# AIM OF THE TASK
Starting at the first line of the data, print each line verbatim up to and including the line bearing "const arrowTo = [43, -0.22];", omitting pictures.

+-------+

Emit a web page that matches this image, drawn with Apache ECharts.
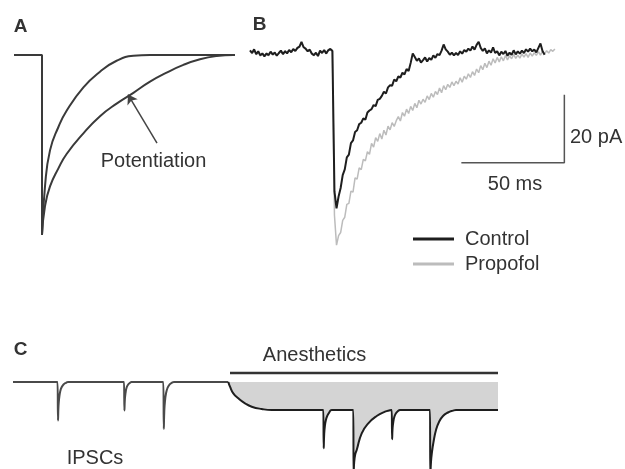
<!DOCTYPE html>
<html>
<head>
<meta charset="utf-8">
<script src="https://cdn.jsdelivr.net/npm/echarts@6/dist/echarts.min.js"></script>
<style>html,body{margin:0;padding:0;background:#fff;}#c{width:625px;height:469px;}</style>
</head>
<body>
<div id="c"></div>
<script>
// ---------- Panel A (normalized current vs time) ----------
const stepT = [-14, 0, 0];
const stepV = [0, 0, -1];
const fastT = [0, 1.5, 4, 8.2, 12.3, 20.7, 29, 37.3, 45.7, 54, 70, 96.5];
const fastV = [-1, -0.73, -0.53, -0.40, -0.31, -0.18, -0.093, -0.032, -0.004, 0, 0, 0];
const slowT = [0, 1.5, 4, 8.2, 12.3, 20.7, 29, 37.3, 45.7, 54, 62.3, 70.7, 79, 87.3, 95.7, 96.5];
const slowV = [-1, -0.84, -0.73, -0.63, -0.55, -0.435, -0.34, -0.27, -0.21, -0.148, -0.098, -0.055, -0.024, -0.006, 0, 0];
const arrowFrom = [57.5, -0.49];
const arrowTo = [43, -0.22];

// ---------- Panel B (pA vs ms, 1 ms sampling) ----------
const sampleMs = 1;
const controlPA = [0.5,-0.3,0.8,-0.6,0.2,-1.0,-0.4,-1.3,-0.5,-0.9,0.1,-0.7,-0.2,-1.1,-0.3,0.4,-0.6,0.2,-0.4,0.6,
 -0.1,0.9,0.3,1.2,1.6,3.0,1.4,1.0,0.2,0.7,-0.5,-0.9,-0.2,-1.2,0.4,-0.3,0.6,-0.4,0.5,0.9,
 0.3,-41,-46,-42.5,-40.0,-36.2,-34.5,-31.0,-30.2,-26.8,-26.0,-23.5,-23.0,-21.2,-20.8,-19.5,-19.9,-17.8,-17.2,-16.8,
 -15.6,-15.9,-14.1,-13.8,-12.9,-11.7,-12.2,-10.4,-9.8,-9.9,-8.1,-8.6,-7.2,-7.5,-6.1,-6.6,-5.0,-5.6,-3.2,-0.4,
 -1.5,-2.6,-1.9,-3.1,-2.4,-1.6,-2.8,-1.8,-2.3,-1.0,-1.7,-0.6,-0.9,0.4,2.2,0.8,0.1,-0.8,-0.2,-1.0,
 -0.3,-0.9,0.2,-0.5,0.6,0.1,1.0,0.4,1.6,0.7,2.1,3.0,1.2,0.3,1.1,-0.4,0.5,-0.2,1.4,-0.3,
 0.2,-1.0,0.1,-0.6,0.3,-1.1,-0.2,-0.8,0.5,-0.7,0.2,-0.5,0.4,-0.3,0.8,0.1,1.0,0.2,0.7,-0.1,
 1.2,2.5,0.3,-0.8];
const propofolPA = [0.3,-0.5,0.6,-0.8,0.0,-1.2,-0.6,-1.0,-0.3,-1.1,-0.1,-0.9,0.0,-0.9,-0.5,0.2,-0.8,0.4,-0.2,0.4,
 0.1,0.7,0.5,1.0,1.4,2.6,1.7,0.8,0.4,0.5,-0.3,-1.1,-0.4,-1.0,0.2,-0.1,0.4,-0.6,0.7,0.7,
 0.5,-48,-56.8,-54.0,-53.1,-49.5,-48.6,-44.8,-44.5,-40.9,-41.2,-37.0,-37.4,-34.1,-34.6,-31.6,-32.0,-29.3,-30.1,-26.9,
 -28.0,-25.2,-26.3,-24.0,-25.6,-23.0,-24.4,-21.8,-22.9,-20.8,-21.9,-20.2,-19.0,-20.3,-17.8,-18.9,-16.8,-18.1,-16.0,-17.2,
 -15.1,-16.4,-14.2,-15.3,-13.9,-14.8,-12.9,-14.0,-12.2,-13.3,-11.6,-12.5,-10.6,-12.0,-9.9,-11.1,-9.5,-10.4,-8.8,-9.9,
 -8.6,-9.4,-7.6,-8.9,-7.1,-8.0,-6.4,-7.5,-5.8,-6.9,-5.0,-6.1,-4.0,-5.2,-3.3,-4.6,-2.7,-3.9,-2.0,-3.2,
 -1.6,-2.9,-1.4,-2.6,-1.0,-2.3,-1.1,-2.0,-0.7,-1.9,-0.9,-1.8,-0.6,-1.5,-0.5,-1.6,-0.3,-1.2,-0.2,-1.0,
 0.1,-0.9,0.3,-0.6,0.4,-0.3,0.7,0.2,0.9];
const scaleBarMs = [102.6, 152.6];   // 50 ms
const scaleBarPA = [-32.6, -12.6];   // 20 pA

// ---------- Panel C (schematic trace) ----------
const preT = [0, 44.5,45,45.5,46.2,47.2,48.5,50.5,53,55, 111,111.4,111.9,112.6,113.5,115,117,118.5,
 150.3,150.8,151.3,152,153,154.5,156.5,159,161, 215.3];
const preV = [0, 0,-38.5,-24,-16,-9.5,-5.5,-2.5,-0.8,0, 0,-28.5,-17,-10.5,-6,-2.8,-0.8,0,
 0,-47,-29,-19,-11.5,-6,-2.6,-0.7,0, 0];
const anesT = [215.3,217,220.3,225.3,232,238.7,248.7,258.7,
 310.3,310.7,311.2,311.9,312.9,314.2,316,318.7,
 340.3,340.6,341.2,342.3,343.7,348.7,355.3,363.7,372,377,378.7,
 379.1,379.6,380.3,381.3,382.8,384.8,387,
 417,417.3,418,419,420.5,423,426,430,435,440,443, 485];
const anesV = [0,-4.7,-11.3,-16.3,-21.3,-24.7,-27,-28,
 -28,-66.3,-52,-44,-38,-34,-30.8,-28,
 -28,-95,-80,-72,-68,-51.3,-41.3,-34,-29.7,-28.3,-28,
 -57.3,-46,-40,-35,-31.5,-29.2,-28,
 -28,-95,-80,-70,-60,-48,-40,-34,-30.5,-28.6,-28, -28];
const anesBarT = [217, 485];
const anesBarV = 9;

const zip = (a, b) => a.map((x, i) => [x, b[i]]);
const seq = (vals, step) => vals.map((v, i) => [i * step, v]);

const FONT = '"Liberation Sans", Arial, Helvetica, sans-serif';
const INK = '#3a3a3a';

function txt(x, y, text, opts) {
  opts = opts || {};
  return {
    type: 'text', x: x, y: y, silent: true,
    style: {
      text: text, fill: opts.fill || '#333',
      fontSize: opts.size || 20, fontFamily: FONT,
      fontWeight: opts.bold ? 'bold' : 'normal',
      align: opts.align || 'center', verticalAlign: 'middle'
    }
  };
}

const chart = echarts.init(document.getElementById('c'), null, { renderer: 'canvas' });
chart.setOption({
  animation: false,
  backgroundColor: '#fff',
  grid: [
    { left: 14, top: 46, width: 221, height: 198 },
    { left: 250, top: 18, width: 329.6, height: 238 },
    { left: 13, top: 372, width: 485, height: 97 }
  ],
  xAxis: [
    { type: 'value', gridIndex: 0, min: -14, max: 96.5, show: false },
    { type: 'value', gridIndex: 1, min: 0, max: 160, show: false },
    { type: 'value', gridIndex: 2, min: 0, max: 485, show: false }
  ],
  yAxis: [
    { type: 'value', gridIndex: 0, min: -1.05, max: 0.05, show: false },
    { type: 'value', gridIndex: 1, min: -60, max: 10, show: false },
    { type: 'value', gridIndex: 2, min: -87, max: 10, show: false }
  ],
  legend: {
    data: ['Control', 'Propofol'],
    orient: 'vertical', left: 413, top: 229, padding: 0,
    icon: 'rect', itemWidth: 41, itemHeight: 3, itemGap: 5,
    textStyle: { fontSize: 20, fontFamily: FONT, color: '#333', padding: [0, 0, 0, 6] },
    selectedMode: false
  },
  series: [
    { type: 'line', xAxisIndex: 0, yAxisIndex: 0, data: zip(stepT, stepV), symbol: 'none', clip: false,
      lineStyle: { color: INK, width: 2 } },
    { type: 'line', xAxisIndex: 0, yAxisIndex: 0, data: zip(fastT, fastV), symbol: 'none', clip: false,
      smooth: 0.5, lineStyle: { color: INK, width: 2 } },
    { type: 'line', xAxisIndex: 0, yAxisIndex: 0, data: zip(slowT, slowV), symbol: 'none', clip: false,
      smooth: 0.5, lineStyle: { color: INK, width: 2 } },
    { type: 'lines', coordinateSystem: 'cartesian2d', xAxisIndex: 0, yAxisIndex: 0,
      symbol: ['none', 'arrow'], symbolSize: 9,
      lineStyle: { color: '#444', width: 1.5, opacity: 1 },
      data: [{ coords: [arrowFrom, arrowTo] }] },
    { name: 'Propofol', type: 'line', xAxisIndex: 1, yAxisIndex: 1, data: seq(propofolPA, sampleMs),
      symbol: 'none', clip: false, color: '#bcbcbc', itemStyle: { color: '#bcbcbc' },
      lineStyle: { color: '#bcbcbc', width: 1.5 } },
    { name: 'Control', type: 'line', xAxisIndex: 1, yAxisIndex: 1, data: seq(controlPA, sampleMs),
      symbol: 'none', clip: false, color: '#1e1e1e', itemStyle: { color: '#1e1e1e' },
      lineStyle: { color: '#1e1e1e', width: 2 } },
    { type: 'line', xAxisIndex: 1, yAxisIndex: 1, symbol: 'none', clip: false,
      data: [[scaleBarMs[1], scaleBarPA[1]], [scaleBarMs[1], scaleBarPA[0]], [scaleBarMs[0], scaleBarPA[0]]],
      lineStyle: { color: '#555', width: 1.5 } },
    { type: 'line', xAxisIndex: 2, yAxisIndex: 2, data: zip(preT, preV), symbol: 'none',
      smooth: 0.5, lineStyle: { color: '#4a4a4a', width: 2 } },
    { type: 'line', xAxisIndex: 2, yAxisIndex: 2, data: zip(anesT, anesV), symbol: 'none',
      smooth: 0.5, lineStyle: { color: '#1e1e1e', width: 2 },
      areaStyle: { color: '#d4d4d4', opacity: 1, origin: 0 } },
    { type: 'line', xAxisIndex: 2, yAxisIndex: 2, symbol: 'none', clip: false,
      data: [[anesBarT[0], anesBarV], [anesBarT[1], anesBarV]],
      lineStyle: { color: '#333', width: 2.5 } }
  ],
  graphic: [
    txt(20.5, 27, 'A', { bold: true, size: 19 }),
    txt(259.5, 25, 'B', { bold: true, size: 19 }),
    txt(20.5, 350, 'C', { bold: true, size: 19 }),
    txt(153.5, 161, 'Potentiation'),
    txt(570, 137, '20 pA', { align: 'left' }),
    txt(515, 184, '50 ms'),
    txt(314.5, 355, 'Anesthetics'),
    txt(95, 458, 'IPSCs')
  ]
});
</script>
</body>
</html>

+-------+

# EXERCISE SOLUTION
Emit a web page that matches this image, drawn with Apache ECharts.
<!DOCTYPE html>
<html>
<head>
<meta charset="utf-8">
<script src="https://cdn.jsdelivr.net/npm/echarts@6/dist/echarts.min.js"></script>
<style>html,body{margin:0;padding:0;background:#fff;}#c{width:625px;height:469px;}</style>
</head>
<body>
<div id="c"></div>
<script>
// ---------- Panel A (normalized current vs time) ----------
const stepT = [-14, 0, 0];
const stepV = [0, 0, -1];
const fastT = [0, 1.5, 4, 8.2, 12.3, 20.7, 29, 37.3, 45.7, 54, 70, 96.5];
const fastV = [-1, -0.73, -0.53, -0.40, -0.31, -0.18, -0.093, -0.032, -0.004, 0, 0, 0];
const slowT = [0, 1.5, 4, 8.2, 12.3, 20.7, 29, 37.3, 45.7, 54, 62.3, 70.7, 79, 87.3, 95.7, 96.5];
const slowV = [-1, -0.84, -0.73, -0.63, -0.55, -0.435, -0.34, -0.27, -0.21, -0.148, -0.098, -0.055, -0.024, -0.006, 0, 0];
const arrowFrom = [57.5, -0.49];
const arrowTo = [43, -0.22];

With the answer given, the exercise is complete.